Although the voice processing apparatus of the present invention may be arranged to generate an output voice on the basis of converting spectrum data corresponding to a converting voice uttered with a single pitch, other arrangements may be made for preparing in advance a plurality of converting spectrum data corresponding to a plurality of different pitches. Namely, in this case, the voice processing apparatus of the present invention may further comprise: a storage section that stores a plurality of converting spectrum data indicative of frequency spectra of converting voices different in pitch; and a pitch detection section that detects a pitch of the input voice. Here, the acquisition section acquires, from among the plurality of converting spectrum data stored in the storage section, particular converting spectrum data corresponding to the pitch detected by the pitch detection section. With such arrangements, the present invention can provide a particularly-natural output voice on the basis of converting spectrum data corresponding to the pitch of the input voice.

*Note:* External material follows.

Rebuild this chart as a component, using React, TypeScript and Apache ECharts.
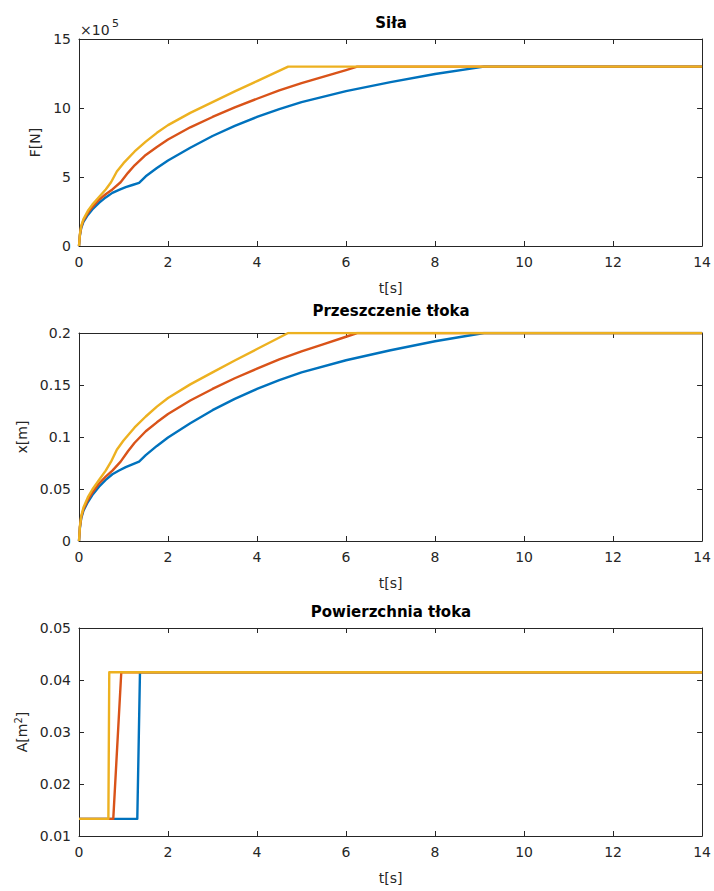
import React, { useEffect, useRef } from "react";
import * as echarts from "echarts";

// ---- data (time in s) ----
const tBlue = [0, 0.02, 0.05, 0.1, 0.2, 0.3, 0.45, 0.6, 0.75, 0.9, 1.05, 1.2, 1.35, 1.5, 1.75, 2, 2.5, 3, 3.5, 4, 4.5, 5, 6, 7, 8, 9.1, 14];
const tRed = [0, 0.02, 0.05, 0.1, 0.2, 0.3, 0.45, 0.6, 0.75, 0.935, 1.1, 1.25, 1.5, 1.75, 2, 2.5, 3, 3.5, 4, 4.5, 5, 5.5, 6, 6.25, 14];
const tYellow = [0, 0.02, 0.05, 0.1, 0.2, 0.3, 0.45, 0.6, 0.72, 0.85, 1, 1.25, 1.5, 1.75, 2, 2.5, 3, 3.5, 4, 4.35, 4.7, 14];

// Force in units of 1e5 N
const forceBlue = [0, 0.75, 1.3, 1.75, 2.25, 2.65, 3.13, 3.52, 3.85, 4.07, 4.26, 4.42, 4.58, 5.05, 5.65, 6.2, 7.12, 7.97, 8.7, 9.35, 9.92, 10.43, 11.22, 11.87, 12.46, 13.0, 13.0];
const forceRed = [0, 0.8, 1.38, 1.85, 2.4, 2.82, 3.35, 3.75, 4.1, 4.62, 5.3, 5.85, 6.6, 7.18, 7.72, 8.6, 9.35, 10.05, 10.67, 11.28, 11.8, 12.28, 12.75, 13.0, 13.0];
const forceYellow = [0, 0.85, 1.45, 1.95, 2.55, 3.0, 3.55, 4.1, 4.62, 5.4, 6.0, 6.85, 7.56, 8.2, 8.76, 9.65, 10.43, 11.2, 11.95, 12.47, 13.0, 13.0];

// Piston displacement [m]
const dispBlue = [0, 0.0125, 0.0217, 0.0292, 0.0375, 0.0442, 0.0522, 0.0587, 0.0642, 0.0678, 0.071, 0.0737, 0.0763, 0.0825, 0.0914, 0.0995, 0.1132, 0.1258, 0.1366, 0.1462, 0.1546, 0.1621, 0.1738, 0.1834, 0.1921, 0.2, 0.2];
const dispRed = [0, 0.0132, 0.0228, 0.0305, 0.0396, 0.0465, 0.0553, 0.0619, 0.0677, 0.0763, 0.0863, 0.0945, 0.1055, 0.1141, 0.1221, 0.1351, 0.1462, 0.1565, 0.1657, 0.1747, 0.1824, 0.1894, 0.1964, 0.2, 0.2];
const dispYellow = [0, 0.014, 0.0239, 0.0322, 0.0421, 0.0495, 0.0586, 0.0677, 0.0763, 0.0878, 0.0967, 0.1092, 0.1197, 0.1292, 0.1375, 0.1506, 0.1621, 0.1735, 0.1846, 0.1923, 0.2, 0.2];

// Piston area [m^2]
const tAreaBlue = [0, 1.31, 1.37, 14];
const tAreaRed = [0, 0.77, 0.95, 14];
const tAreaYellow = [0, 0.66, 0.68, 14];
const areaBlue = [0.0133, 0.0133, 0.0415, 0.0415];
const areaRed = [0.0133, 0.0133, 0.0415, 0.0415];
const areaYellow = [0.0133, 0.0133, 0.0415, 0.0415];

const panelTitles = ["Siła", "Przeszczenie tłoka", "Powierzchnia tłoka"];
const yNames = ["F[N]", "x[m]", "A[m{sup|2}]"];
const xName = "t[s]";
const yRanges = [
  { min: 0, max: 15, interval: 5 },
  { min: 0, max: 0.2, interval: 0.05 },
  { min: 0.01, max: 0.05, interval: 0.01 },
];

const FONT = "DejaVu Sans, Liberation Sans, Arial, sans-serif";
const INK = "#262626";
const COLORS = ["#0072BD", "#D95319", "#EDB120"];

const grids = [
  { left: 79, top: 39, width: 624, height: 207 },
  { left: 79, top: 333, width: 624, height: 208 },
  { left: 79, top: 628, width: 624, height: 208 },
];
const yNameGaps = [33, 48, 47];

function pairs(t: number[], v: number[]) {
  return t.map((x, i) => [x, v[i]]);
}

export default function App() {
  const ref = useRef<HTMLDivElement>(null);
  useEffect(() => {
    if (!ref.current) return;
    const chart = echarts.init(ref.current, undefined, { renderer: "svg" });
    const xAxes: any[] = [];
    const yAxes: any[] = [];
    grids.forEach((_, g) => {
      const lineStyle = { color: INK, width: 1 };
      xAxes.push({
        type: "value", gridIndex: g, position: "bottom", min: 0, max: 14, interval: 2,
        axisLine: { show: true, onZero: false, lineStyle },
        axisTick: { show: true, inside: true, length: 5, lineStyle },
        axisLabel: { color: INK, fontSize: 14, fontFamily: FONT, margin: 9 },
        splitLine: { show: false },
        name: xName, nameLocation: "middle", nameGap: 35,
        nameTextStyle: { color: INK, fontSize: 14, fontFamily: FONT },
      });
      xAxes.push({
        type: "value", gridIndex: g, position: "top", min: 0, max: 14, interval: 2,
        axisLine: { show: true, onZero: false, lineStyle },
        axisTick: { show: true, inside: true, length: 5, lineStyle },
        axisLabel: { show: false },
        splitLine: { show: false },
      });
      const r = yRanges[g];
      yAxes.push({
        type: "value", gridIndex: g, position: "left", ...r,
        axisLine: { show: true, onZero: false, lineStyle },
        axisTick: { show: true, inside: true, length: 5, lineStyle },
        axisLabel: { color: INK, fontSize: 14, fontFamily: FONT, margin: 8 },
        splitLine: { show: false },
        name: yNames[g], nameLocation: "middle", nameGap: yNameGaps[g],
        nameTextStyle: {
          color: INK, fontSize: 14, fontFamily: FONT,
          rich: { sup: { fontSize: 10, fontFamily: FONT, color: INK, verticalAlign: "top", padding: [0, 0, 6, 0] } },
        },
      });
      yAxes.push({
        type: "value", gridIndex: g, position: "right", ...r,
        axisLine: { show: true, onZero: false, lineStyle },
        axisTick: { show: true, inside: true, length: 5, lineStyle },
        axisLabel: { show: false },
        splitLine: { show: false },
      });
    });

    const panelData = [
      [pairs(tBlue, forceBlue), pairs(tRed, forceRed), pairs(tYellow, forceYellow)],
      [pairs(tBlue, dispBlue), pairs(tRed, dispRed), pairs(tYellow, dispYellow)],
      [pairs(tAreaBlue, areaBlue), pairs(tAreaRed, areaRed), pairs(tAreaYellow, areaYellow)],
    ];
    const series: any[] = [];
    panelData.forEach((sets, g) => {
      sets.forEach((d, k) => {
        series.push({
          type: "line", xAxisIndex: g * 2, yAxisIndex: g * 2, data: d,
          showSymbol: false, symbol: "none", clip: true,
          lineStyle: { color: COLORS[k], width: 2.4, join: "round" },
          itemStyle: { color: COLORS[k] },
        });
      });
    });

    const titleY = [23, 311, 612];
    const graphic: any[] = panelTitles.map((t, g) => ({
      type: "text",
      x: grids[g].left + grids[g].width / 2, y: titleY[g],
      style: { text: t, fill: "#000", font: `bold 15px ${FONT}`, align: "center", verticalAlign: "middle" },
    }));
    graphic.push({
      type: "text", x: 80, y: 30,
      style: { text: "×10", fill: INK, font: `14px ${FONT}`, align: "left", verticalAlign: "middle" },
    });
    graphic.push({
      type: "text", x: 112, y: 23,
      style: { text: "5", fill: INK, font: `11px ${FONT}`, align: "left", verticalAlign: "middle" },
    });

    chart.setOption({
      animation: false,
      backgroundColor: "#fff",
      grid: grids,
      xAxis: xAxes,
      yAxis: yAxes,
      series,
      graphic,
    });
    return () => chart.dispose();
  }, []);
  return <div ref={ref} style={{ position: "absolute", left: 0, top: 0, width: 714, height: 891 }} />;
}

The voice processing apparatus of the present invention may be implemented not only by hardware, such as a DSP (Digital Signal Processor) dedicated to the voice processing, but also a combination of a computer (e.g., personal computer) and a program. The program of the present invention is arranged to cause a computer to perform: a frequency analysis process for identifying a frequency spectrum of an input voice; an envelope identification process for generating input envelope data indicative of a spectral envelope of the frequency spectrum identified by the frequency analysis process; an acquisition process for acquiring converting spectrum data indicative of a frequency spectrum of a converting voice; a data generation process for, on the basis of the input envelope data generated by the envelope identification process and the converting spectrum data acquired by the acquisition process, generating new spectrum data indicative of a frequency spectrum corresponding in shape to the frequency spectrum of the converting voice and having a substantially same spectral envelope as the spectral envelope of the input voice; and a signal generation process for generating a voice signal on the basis of the new spectrum data generated by the data generation process. The program of the present invention can achieve behavior and benefits similar to those discussed above in relation to the voice processing apparatus of the invention. The program of the present invention may be supplied to a user in a transportable storage medium, such as a CD-ROM, or may be supplied from a server apparatus via a communication network to be installed in a computer.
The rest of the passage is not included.